Senator CARR —My question is directed to the Minister for Industry, Science and Technology. Yesterday the minister opened the Research School of Information Sciences and Engineering at the ANU. Can the minister please tell the Senate what benefit this facility will have for the information technology industry in Australia. How does the Australian government's support for this research align with existing government policy on industry development?

Senator COOK —It is true that yesterday I had the pleasure of formally opening the Research School of Information Sciences and Engineering at the Australian National University. The research school brings together elements of the Research School of Physical Sciences and Engineering and the Centre for Information Science Research. It will work closely with the government's cooperative research centres to ensure significant interactions between this research at university level and Australian industry. The school has a wide range of research activities, including parallel computing, speech processing, computer vision, applied logic and associated software construction, and telecommunications.

  Information science and engineering embrace technologies that underpin many key economic activities in this country. Information technology and advanced communications seem to pervade just about every aspect of Australia's life. Information products and services alone now account for about 20 per cent of world trade and are growing steadily at about 10 per cent per annum, well ahead of the average growth in world trade in other products. As a consequence, this government recognises that these industries are critical to our economic future not only in their own right but also as a key source of enabling technologies for other industries. We are determined to see that Australia will not be left behind in the process of this important sector in the world.

  When the government first came to power in the early 1980s, information technology and telecommunications imports into Australia were quite high. We have since turned the situation around to a large extent and we are a now major exporter in this field of technology. We have set about encouraging a robust and locally competitive industry. In 1987, the government launched its information industry strategy. This is a strategy which has guided the rapid development of our information technology and telecommunications systems.

  Through the partnerships for development program and the fixed-term arrangement programs, the government has encouraged numerous Australian firms, that would not otherwise have had the opportunity, to forge strong alliances with international companies. To mention some of them, Nortel and Exicom have got together under this program, as have Nokia and ERG, UNISYS and Mincom, and IBM and Aspect Computing. These are Australian firms partnering with international companies which play the Australian companies into this important area of technology and export growth to give them a foothold in the world market.
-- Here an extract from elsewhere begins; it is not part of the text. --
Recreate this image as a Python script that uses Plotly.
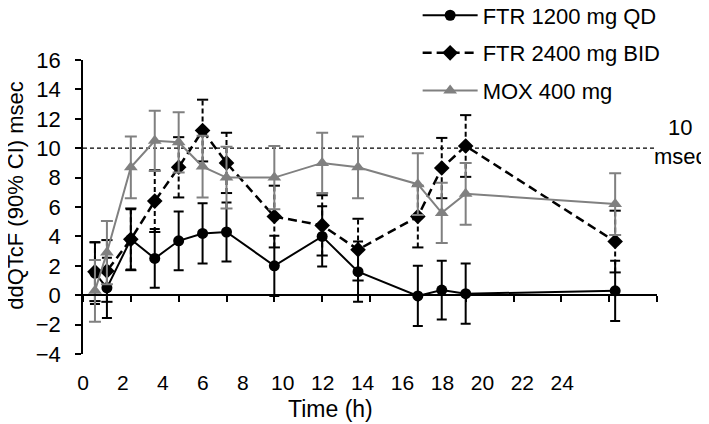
import plotly.graph_objects as go

# ---- data ----
time_h = [0.5, 1, 2, 3, 4, 5, 6, 8, 10, 11.5, 14, 15, 16, 22.25]

ftr1200_qd = [1.5, 0.5, 3.8, 2.5, 3.7, 4.2, 4.3, 2.0, 4.0, 1.6, -0.05, 0.35, 0.1, 0.3]
ftr1200_ci = [2.1, 2.05, 2.05, 2.0, 2.0, 2.05, 2.0, 2.05, 2.05, 2.05, 2.05, 2.0, 2.05, 2.05]

ftr2400_bid = [1.6, 1.65, 3.8, 6.4, 8.7, 11.2, 9.0, 5.35, 4.75, 3.1, 5.35, 8.65, 10.15, 3.65]
ftr2400_ci = [2.0, 2.1, 2.1, 2.1, 2.05, 2.1, 2.05, 2.1, 2.05, 2.1, 2.1, 2.05, 2.1, 2.1]

mox400 = [0.3, 2.9, 8.7, 10.5, 10.4, 8.75, 8.0, 8.0, 9.0, 8.7, 7.55, 5.6, 6.9, 6.2]
mox400_ci = [2.1, 2.15, 2.1, 2.05, 2.05, 2.1, 2.1, 2.15, 2.05, 2.1, 2.1, 2.05, 2.1, 2.1]

series_names = ["FTR 1200 mg QD", "FTR 2400 mg BID", "MOX 400 mg"]
threshold = 10
x_ticks = list(range(0, 25, 2))
y_ticks = list(range(-4, 17, 2))

FONT = "Liberation Sans, Arial, sans-serif"
GREY = "rgb(128,128,128)"
FS = 22

fig = go.Figure()

# FTR 1200 mg QD
fig.add_trace(go.Scatter(
    x=time_h, y=ftr1200_qd, name=series_names[0], mode="lines+markers",
    line=dict(color="black", width=2),
    marker=dict(symbol="circle", size=11, color="black"),
    error_y=dict(type="data", array=ftr1200_ci, color="black", thickness=2, width=5),
    legendrank=1, legendgroup="g1",
))

# FTR 2400 mg BID : dashed error bars built from the data
ex, ey, cx, cy = [], [], [], []
for t, v, e in zip(time_h, ftr2400_bid, ftr2400_ci):
    ex += [t, t, None]
    ey += [v - e, v + e, None]
    cx += [t, t]
    cy += [v - e, v + e]
fig.add_trace(go.Scatter(
    x=ex, y=ey, mode="lines", showlegend=False, hoverinfo="skip",
    line=dict(color="black", width=2, dash="5px,3px"), legendgroup="g2",
))
fig.add_trace(go.Scatter(
    x=cx, y=cy, mode="markers", showlegend=False, hoverinfo="skip",
    marker=dict(symbol="line-ew", size=8, line=dict(color="black", width=2)),
    legendgroup="g2",
))
fig.add_trace(go.Scatter(
    x=time_h, y=ftr2400_bid, name=series_names[1], mode="lines+markers",
    line=dict(color="black", width=2.5, dash="9px,5px"),
    marker=dict(symbol="diamond", size=12, color="black"),
    legendrank=2, legendgroup="g2",
))

# MOX 400 mg
fig.add_trace(go.Scatter(
    x=time_h, y=mox400, name=series_names[2], mode="lines+markers",
    line=dict(color=GREY, width=2),
    marker=dict(symbol="triangle-up", size=12, color=GREY),
    error_y=dict(type="data", array=mox400_ci, color=GREY, thickness=2, width=6),
    legendrank=3, legendgroup="g3",
))

# invisible carrier for the (offset) tick-label axis
fig.add_trace(go.Scatter(
    x=x_ticks, y=[y_ticks[0]] * len(x_ticks), xaxis="x2", mode="markers",
    marker=dict(opacity=0), showlegend=False, hoverinfo="skip",
))

# reference line at 10 msec
fig.add_shape(type="line", xref="x", yref="y", x0=x_ticks[0], x1=x_ticks[-1],
              y0=threshold, y1=threshold,
              line=dict(color="black", width=1.2, dash="4px,3px"), layer="below")

fig.add_annotation(text=f"{threshold}<br>msec", xref="paper", yref="y",
                   x=1.0906, y=threshold, yshift=6, showarrow=False,
                   xanchor="right", yanchor="middle",
                   font=dict(family=FONT, size=FS, color="black"), align="center")

fig.add_annotation(text="ddQTcF (90% CI) msec", xref="paper", yref="paper",
                   x=-0.117, y=0.541, textangle=-90, showarrow=False,
                   xanchor="center", yanchor="middle",
                   font=dict(family=FONT, size=FS, color="black"))
fig.add_annotation(text="Time (h)", xref="paper", yref="paper",
                   x=0.432, y=-0.187, showarrow=False,
                   xanchor="center", yanchor="middle",
                   font=dict(family=FONT, size=23, color="black"))

zero_pos = (0 - y_ticks[0]) / (y_ticks[-1] - y_ticks[0])

fig.update_layout(
    width=701, height=416,
    margin=dict(l=75, r=52, t=52, b=70, autoexpand=False),
    paper_bgcolor="white", plot_bgcolor="rgba(0,0,0,0)",
    font=dict(family=FONT, size=FS, color="black"),
    showlegend=True,
    legend=dict(x=0.583, y=1.223, xanchor="left", yanchor="top",
                bgcolor="rgba(0,0,0,0)", font=dict(size=22), itemwidth=55,
                traceorder="grouped", tracegroupgap=6),
    xaxis=dict(range=[x_ticks[0], x_ticks[-1]], tickvals=x_ticks,
               domain=[0, 1], anchor="free", position=zero_pos,
               showline=True, linecolor="black", linewidth=1.5,
               ticks="outside", ticklen=6, tickwidth=1.5, tickcolor="black",
               showgrid=False, zeroline=False, showticklabels=False,
               automargin=False),
    xaxis2=dict(range=[x_ticks[0], x_ticks[-1]], tickvals=x_ticks,
                domain=[0, 0.835], anchor="y", side="bottom",
                showline=False, ticks="", showgrid=False, zeroline=False,
                ticklabelstandoff=14, tickfont=dict(size=21), automargin=False),
    yaxis=dict(range=[y_ticks[0], y_ticks[-1]], tickvals=y_ticks,
               domain=[0, 1], anchor="x",
               showline=True, linecolor="black", linewidth=1.5,
               ticks="outside", ticklen=6, tickwidth=1.5, tickcolor="black",
               showgrid=False, zeroline=False, ticklabelstandoff=10,
               tickfont=dict(size=FS), automargin=False),
)

fig.write_html("out.html")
  The key aim of these programs is to encourage international information technology and telecommunications firms to undertake strategic arrangements in Australia, and both programs have been very successful to this point. Many major companies now have some form of strategic investment in Australia—be it in manufacturing, research and development, or in oversighting regional technical training and marketing operations. These companies have expanded and strengthened their long-term commitment to Australia.

  As a consequence, our information technology and telecommunications exports have skyrocketed. In 1988, those exports were valued at $A170 million, but in 1993 they were valued at $A1.2 billion and the trade deficit in this sector has been stabilised. In the same period, local research and development spending by international companies has increased by a factor of five. The industry is now confident that it can treble in size by the year 2000 and become one of the nation's biggest employment and export sectors. The inauguration of this particular research centre is critical and catalytic in that development.